Отец Ивана Михайловича, как многие, побывав один, второй, третий раз на заработках в Питере, остался там. Ввязался в революционную борьбу, вступил в партию эсеров-максималистов. Через некоторое время туда приехал и сын, который тоже начал потихоньку втягиваться в революционные дела, тоже вступил в партию эсеров-максималистов, которую покинул в 1918 году, вступив в большевистскую партию. Во время Первой мировой войны Иван Михайлович воевал, был на фронте, за храбрость награждён Георгиевским крестом. Но при этом уже активно вёл пропаганду в войсках, был председателем солдатского комитета. После революции, по его словам, не раз встречался с Лениным. Тот первый раз направил его в Курскую губернию, потом в Коломну. Кстати говоря, в начале 30-х годов популярность Гронского была такой, что его именем назвали колхоз в Курской области и стадион в Коломне. Даже остров в архипелаге Новая Земля имел имя Гронского. Но это до того, как его репрессировали.
В начале 20-х годов он поступил в институт красной профессуры, после которого был направлен в “Известия” заместителем главного редактора Скворцова-Степанова. Когда тот умер, Гронский занял его место. И вёл дело так, что, по его словам, Сталин чаще ориентировался на “Известия” Гронского, чем на “Правду” Радека. Ну, Радек был ещё тот фрукт, ещё та корявая фигура. Я в повести “Разговор по душам с товарищем Сталиным” приводил такой факт. После революции возникло движение “Долой стыд!” Радек активнейше поддержал его и даже лично участвовал в акциях. Однажды он возглавил на Красной площади 10-тысячную колонну абсолютно голых комсомольцев и комсомолок. Эти обнажённые мужчины и женщины несли над колонной транспарант “Долой стыд!” Впереди шёл не отличающийся от других Радек. Судьба этого скверного человечка, по свидетельству современников, вороватого, скользкого, оказалась незавидной. В “Известиях” Гронский встречался со многими известными в ту пору людьми и с людьми, набирающими известность. А за пределами газеты он имел поручения от ЦК ВКП(б) быть как бы связным между руководителями партии и творческой интеллигенцией. Поэтому в его квартире постоянно собирались писатели, художники, артисты. Вот так он часто встречался с Маяковским.

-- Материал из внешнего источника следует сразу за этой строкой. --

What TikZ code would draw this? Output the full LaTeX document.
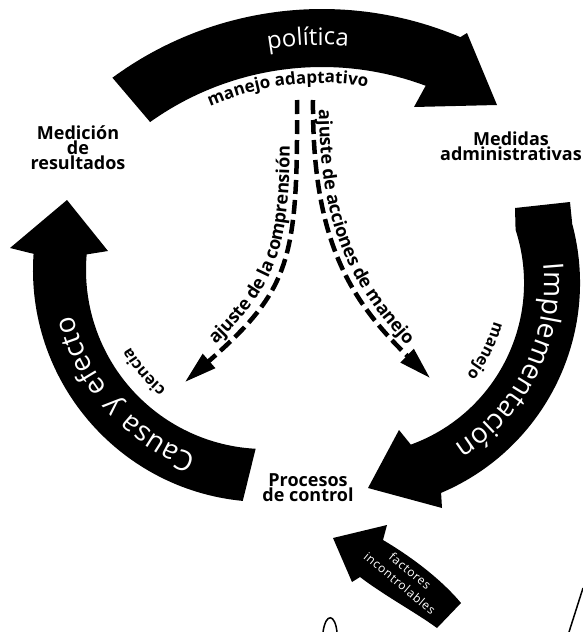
\documentclass[tikz,border=0pt]{standalone}
\usepackage{fontspec}
\setmainfont{Open Sans}
\newfontfamily\thinA[LetterSpace=20]{Open Sans}
\newfontfamily\thinB[LetterSpace=9]{Open Sans}
\newfontfamily\thinC[LetterSpace=6]{Open Sans}
\usetikzlibrary{decorations.text,arrows.meta,calc}
\tikzset{
  lbl/.style={font=\bfseries\fontsize{18}{13.5}\selectfont, inner sep=0pt, align=center},
  band/.style={fill=black},
  dashline/.style={line width=4.5pt, dash pattern=on 14pt off 6pt, -{Triangle[length=32pt,width=18pt]}},
}
\begin{document}
\begin{tikzpicture}[x=1pt,y=1pt]
\useasboundingbox (0,0) rectangle (583,-632);
\fill[white] (0,0) rectangle (583,-632);
\coordinate (c1) at (322,-363);
\coordinate (c2) at (265,-270);
\coordinate (c3) at (352,-283);

% top arrow: politica
\fill[band] ($(c1)+(126.3:354pt)$) arc[start angle=126.3,end angle=67,radius=354pt]
  -- (467,-33) -- (497,-105) -- (414,-107)
  -- ($(c1)+(69.5:296pt)$) arc[start angle=69.5,end angle=125.5,radius=296pt] -- cycle;
% left arrow: causa y efecto
\fill[band] ($(c2)+(-95.5:232pt)$) arc[start angle=-95.5,end angle=-184,radius=232pt]
  -- (10,-248) -- (67,-200) -- (108,-251)
  -- ($(c2)+(-185:179pt)$) arc[start angle=-185,end angle=-93,radius=179pt] -- cycle;
% right arrow: implementacion
\fill[band] (570,-202) -- ($(c3)+(15:228pt)$) arc[start angle=15,end angle=-67,radius=228pt]
  -- (442,-508) -- (368,-488) -- (399,-430)
  -- ($(c3)+(-70:172pt)$) arc[start angle=-70,end angle=18,radius=172pt] -- (515,-208) -- cycle;
% small arrow: factores incontrolables
\fill[band] (333,-538) -- (387,-525) -- (383,-540) .. controls (410,-556) and (440,-578) .. (461,-603)
  -- (437,-628) .. controls (415,-612) and (385,-596) .. (360,-577) -- (352,-582) -- cycle;

% labels
\node[lbl] (med) at (78,-148) {Medición\\de\\resultados};
\node[lbl] (adm) at (511,-146) {Medidas\\administrativas};
\node[lbl] (proc) at (308,-488) {Procesos\\de control};

% white curved texts
\path[decorate, decoration={text along path, text align=center, text color=white,
  text={|\thinA\fontsize{24}{24}\selectfont|política}}]
  ($(c1)+(115:318pt)$) arc[start angle=115,end angle=70,radius=318pt];
\path[decorate, decoration={text along path, text align=center, text color=white,
  text={|\thinB\fontsize{28}{28}\selectfont|Causa y efecto}}]
  ($(c2)+(-100:197pt)$) arc[start angle=-100,end angle=-176.8,radius=197pt];
\path[decorate, decoration={text along path, text align=center, text color=white,
  text={|\thinB\fontsize{28}{28}\selectfont|Implementación}}]
  ($(c3)+(18:192pt)$) arc[start angle=18,end angle=-70,radius=192pt];

% black curved texts
\path[decorate, decoration={text along path, text align=center,
  text={|\bfseries\fontsize{17}{17}\selectfont|manejo adaptativo}}]
  ($(c1)+(124.2:280pt)$) arc[start angle=124.2,end angle=70,radius=280pt];
\path[decorate, decoration={text along path, text align=center,
  text={|\bfseries\fontsize{16}{16}\selectfont|ciencia}}]
  ($(c2)+(-118:155pt)$) arc[start angle=-118,end angle=-162,radius=155pt];
\path[decorate, decoration={text along path, text align=center,
  text={|\bfseries\fontsize{16}{16}\selectfont|manejo}}]
  ($(c3)+(-5:147pt)$) arc[start angle=-5,end angle=-49,radius=147pt];

% dashed arrows
\coordinate (dl0) at (297,-100);
\coordinate (dl1) at (185,-382);
\coordinate (dr0) at (313,-100);
\coordinate (dr1) at (430,-378);
\draw[dashline] (dl0) .. controls (298,-260) and (290,-290) .. (dl1);
\draw[dashline] (dr0) .. controls (312,-240) and (350,-300) .. (dr1);
\path[decorate, decoration={text along path, raise=7pt, text align={left indent=48pt},
  text={|\bfseries\fontsize{18}{18}\selectfont|ajuste de la comprensión}}]
  (dl1) .. controls (290,-290) and (298,-260) .. (dl0);
\path[decorate, decoration={text along path, raise=6pt, text align={left indent=10pt},
  text={|\bfseries\fontsize{18}{18}\selectfont|ajuste de acciones de manejo}}]
  (dr0) .. controls (312,-240) and (350,-300) .. (dr1);

% factores incontrolables
\node[rotate=-40, text=white, align=center, inner sep=0pt,
  font=\thinC\fontsize{12}{16}\selectfont] (fi) at (405,-577) {factores\\incontrolables};

% scribbles
\draw[line width=1.5pt] (323,-632) .. controls (326,-612) and (335,-614) .. (337,-632);
\draw[line width=1.5pt] (583,-588) -- (569,-632);
\end{tikzpicture}
\end{document}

Маяковский писал об “Известиях”: “Люблю Кузнецкий, простите грешного, потом Петровку, потом Столешников. По ним в году раз сто иль двести я ходил из “Известий” и в “Известия”.
Гронский спрашивал меня: “Ну, как Вы думаете, к кому он мог ходить столько раз? Я был главным редактором, у меня был заместитель, который занимался другими делами. Мы часто с Маяковским беседовали, гуляли. Ион мне читал новые стихи. Говорили с Маяковским о жизни”.
В одну из таких встреч с Гронским, когда я приехал к нему в Москву, Иван Михайлович мне рассказал о причине самоубийства Маяковского. Я до того, кстати говоря, и не слышал об этом.
Лиля Брик, злая фурия Маяковского, которая организовала тройственный любовный союз, или треугольник — её муж, Владимир Маяковский и она, — очень не хотела отпускать поэта. Они в общем-то жили за его счёт. Однако её родная сестра Эльза Триоле, которая жила во Франции, однажды познакомила Маяковского с находившейся там российской женщиной Татьяной Яковлевой. Это была красивая молодая женщина, любимица модельера Кристиана Диора, поскольку демонстрировала созданные им наряды. И Яковлева, и Маяковский, по словам Ивана Михайловича, “прониклись друг к другу чувствами”. Проще говоря, понравились друг другу. А Маяковский влюбился в неё. Говорят, когда они входили в какое-нибудь кафе, люди не могли сдержать восторженных улыбок — настолько это была красивая пара.
Но Маяковский, пробыв в Париже около месяца, должен был уехать в Советский Союз. Уезжая, он оставил в цветочной лавке большую сумму денег, чтобы его любимой, пока его нет, каждый день приносили цветы.
Через некоторое время стал собираться в Париж, чтобы встретиться с Татьяной Яковлевой и жениться на ней. Однако, по некоторым сведениям, “треугольная” дама Лиля Брик сделала всё, чтобы поэту не разрешили выехать — кормушка-то могла закрыться.
А пока его не было, Татьяна увлеклась молодым французским бароном и согласилась выйти за него замуж. В тот день, на который была назначена в Париже свадьба, Маяковский в Москве застрелился.